• **WORK TO COMPLETE**
Write out the data below in full, unchanged, minus the images.

• **DATA**
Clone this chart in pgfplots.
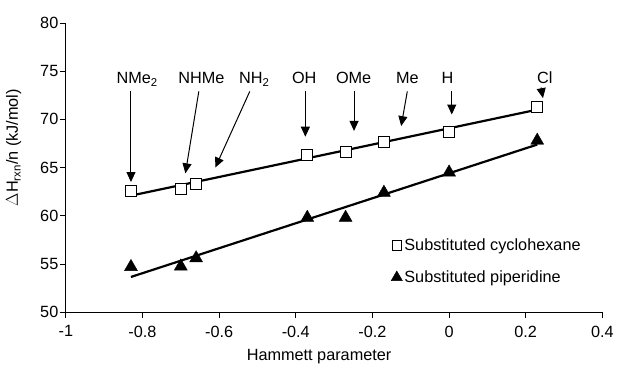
\documentclass[border=0pt]{standalone}
\usepackage{fontspec}
\setmainfont{Liberation Sans}
\usepackage{pgfplots}
\usepackage{pgfplotstable}
\pgfplotsset{compat=1.18}
\usetikzlibrary{arrows.meta}

\pgfplotstableread{
x      cyc   pip
-0.83  62.6  54.7
-0.70  62.75 54.75
-0.66  63.3  55.6
-0.37  66.3  59.8
-0.27  66.6  59.8
-0.17  67.7  62.4
0.00   68.7  64.5
0.23   71.3  67.8
}\datatable

\begin{document}
\begin{tikzpicture}[font=\fontsize{16.3}{19}\selectfont]
\begin{axis}[
  name=ax,
  scale only axis,
  width=538pt, height=290pt,
  xmin=-1, xmax=0.4, ymin=50, ymax=80,
  enlargelimits=false,
  clip=false,
  axis lines=left,
  axis line style={-, line width=1pt, black},
  xtick={-1,-0.8,-0.6,-0.4,-0.2,0,0.2,0.4},
  xticklabels={-1,-0.8,-0.6,-0.4,-0.2,0,0.2,0.4},
  ytick={50,55,60,65,70,75,80},
  yticklabels={50,55,60,65,70,75,80},
  tick align=outside,
  major tick length=6pt,
  tick style={black, line width=0.8pt},
  ticklabel style={font=\fontsize{16.3}{19}\selectfont},
  xticklabel style={yshift=-4pt},
  yticklabel style={xshift=2pt},
  xlabel={Hammett parameter},
  ylabel={$\Delta$H\textsubscript{rxn}/n (kJ/mol)},
  xlabel style={at={(axis description cs:0.472,-0.155)}, anchor=center},
  ylabel style={at={(axis description cs:-0.097,0.569)}, anchor=center, rotate=0},
  legend style={draw=none, fill=none, at={(axis description cs:0.606,0.262)}, anchor=north west,
    font=\fontsize{16.3}{19}\selectfont, row sep=15pt, inner sep=0pt},
  legend cell align=left,
  legend image code/.code={\draw[#1] plot coordinates {(4pt,0pt)};},
]
\addplot[black, line width=2.2pt, forget plot] table[x=x, y={create col/linear regression={y=cyc}}] {\datatable};
\addplot[black, line width=2.2pt, forget plot] table[x=x, y={create col/linear regression={y=pip}}] {\datatable};
\addplot[only marks, mark=square*, mark size=5.5pt, mark options={fill=white, draw=black, line width=1pt},
  legend image post style={mark size=4.8pt}] table[x=x, y=cyc] {\datatable};
\addlegendentry{Substituted cyclohexane}
\addplot[only marks, mark=triangle*, mark size=7.5pt, mark options={fill=black, draw=black},
  legend image post style={mark size=6.5pt}] table[x=x, y=pip] {\datatable};
\addlegendentry{Substituted piperidine}

% annotation labels
\node[anchor=base] at (axis cs:-0.814,73.7) {NMe\textsubscript{2}};
\node[anchor=base] at (axis cs:-0.646,73.7) {NHMe};
\node[anchor=base] at (axis cs:-0.508,73.7) {NH\textsubscript{2}};
\node[anchor=base] at (axis cs:-0.378,73.7) {OH};
\node[anchor=base] at (axis cs:-0.249,73.7) {OMe};
\node[anchor=base] at (axis cs:-0.109,73.7) {Me};
\node[anchor=base] at (axis cs:-0.004,73.7) {H};
\node[anchor=base] at (axis cs:0.25,73.7) {Cl};
% annotation arrows
\tikzset{annarrow/.style={line width=1pt, black, -{Triangle[width=9pt,length=10pt]}}}
\draw[annarrow] (axis cs:-0.83,72.9) -- (axis cs:-0.83,63.5);
\draw[annarrow] (axis cs:-0.653,72.9) -- (axis cs:-0.688,64.4);
\draw[annarrow] (axis cs:-0.52,72.9) -- (axis cs:-0.61,65.0);
\draw[annarrow] (axis cs:-0.375,72.9) -- (axis cs:-0.375,68.2);
\draw[annarrow] (axis cs:-0.248,72.9) -- (axis cs:-0.248,68.8);
\draw[annarrow] (axis cs:-0.109,72.9) -- (axis cs:-0.125,69.3);
\draw[annarrow] (axis cs:0.007,72.9) -- (axis cs:0.007,70.5);
\draw[annarrow] (axis cs:0.24,73.3) -- (axis cs:0.245,72.2);
\end{axis}
\path (ax.south west) ++(-66pt,-54pt) rectangle ++(617pt,367pt);
\end{tikzpicture}
\end{document}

• **TASK OUTPUT**
Clone this chart in pgfplots.
\documentclass[border=0pt]{standalone}
\usepackage{fontspec}
\setmainfont{Liberation Sans}
\usepackage{pgfplots}
\usepackage{pgfplotstable}
\pgfplotsset{compat=1.18}
\usetikzlibrary{arrows.meta}

\pgfplotstableread{
x      cyc   pip
-0.83  62.6  54.7
-0.70  62.75 54.75
-0.66  63.3  55.6
-0.37  66.3  59.8
-0.27  66.6  59.8
-0.17  67.7  62.4
0.00   68.7  64.5
0.23   71.3  67.8
}\datatable

\begin{document}
\begin{tikzpicture}[font=\fontsize{16.3}{19}\selectfont]
\begin{axis}[
  name=ax,
  scale only axis,
  width=538pt, height=290pt,
  xmin=-1, xmax=0.4, ymin=50, ymax=80,
  enlargelimits=false,
  clip=false,
  axis lines=left,
  axis line style={-, line width=1pt, black},
  xtick={-1,-0.8,-0.6,-0.4,-0.2,0,0.2,0.4},
  xticklabels={-1,-0.8,-0.6,-0.4,-0.2,0,0.2,0.4},
  ytick={50,55,60,65,70,75,80},
  yticklabels={50,55,60,65,70,75,80},
  tick align=outside,
  major tick length=6pt,
  tick style={black, line width=0.8pt},
  ticklabel style={font=\fontsize{16.3}{19}\selectfont},
  xticklabel style={yshift=-4pt},
  yticklabel style={xshift=2pt},
  xlabel={Hammett parameter},
  ylabel={$\Delta$H\textsubscript{rxn}/n (kJ/mol)},
  xlabel style={at={(axis description cs:0.472,-0.155)}, anchor=center},
  ylabel style={at={(axis description cs:-0.097,0.569)}, anchor=center, rotate=0},
  legend style={draw=none, fill=none, at={(axis description cs:0.606,0.262)}, anchor=north west,
    font=\fontsize{16.3}{19}\selectfont, row sep=15pt, inner sep=0pt},
  legend cell align=left,
  legend image code/.code={\draw[#1] plot coordinates {(4pt,0pt)};},
]
\addplot[black, line width=2.2pt, forget plot] table[x=x, y={create col/linear regression={y=cyc}}] {\datatable};
\addplot[black, line width=2.2pt, forget plot] table[x=x, y={create col/linear regression={y=pip}}] {\datatable};
\addplot[only marks, mark=square*, mark size=5.5pt, mark options={fill=white, draw=black, line width=1pt},
  legend image post style={mark size=4.8pt}] table[x=x, y=cyc] {\datatable};
\addlegendentry{Substituted cyclohexane}
\addplot[only marks, mark=triangle*, mark size=7.5pt, mark options={fill=black, draw=black},
  legend image post style={mark size=6.5pt}] table[x=x, y=pip] {\datatable};
\addlegendentry{Substituted piperidine}

% annotation labels
\node[anchor=base] at (axis cs:-0.814,73.7) {NMe\textsubscript{2}};
\node[anchor=base] at (axis cs:-0.646,73.7) {NHMe};
\node[anchor=base] at (axis cs:-0.508,73.7) {NH\textsubscript{2}};
\node[anchor=base] at (axis cs:-0.378,73.7) {OH};
\node[anchor=base] at (axis cs:-0.249,73.7) {OMe};
\node[anchor=base] at (axis cs:-0.109,73.7) {Me};
\node[anchor=base] at (axis cs:-0.004,73.7) {H};
\node[anchor=base] at (axis cs:0.25,73.7) {Cl};
% annotation arrows
\tikzset{annarrow/.style={line width=1pt, black, -{Triangle[width=9pt,length=10pt]}}}
\draw[annarrow] (axis cs:-0.83,72.9) -- (axis cs:-0.83,63.5);
\draw[annarrow] (axis cs:-0.653,72.9) -- (axis cs:-0.688,64.4);
\draw[annarrow] (axis cs:-0.52,72.9) -- (axis cs:-0.61,65.0);
\draw[annarrow] (axis cs:-0.375,72.9) -- (axis cs:-0.375,68.2);
\draw[annarrow] (axis cs:-0.248,72.9) -- (axis cs:-0.248,68.8);
\draw[annarrow] (axis cs:-0.109,72.9) -- (axis cs:-0.125,69.3);
\draw[annarrow] (axis cs:0.007,72.9) -- (axis cs:0.007,70.5);
\draw[annarrow] (axis cs:0.24,73.3) -- (axis cs:0.245,72.2);
\end{axis}
\path (ax.south west) ++(-66pt,-54pt) rectangle ++(617pt,367pt);
\end{tikzpicture}
\end{document}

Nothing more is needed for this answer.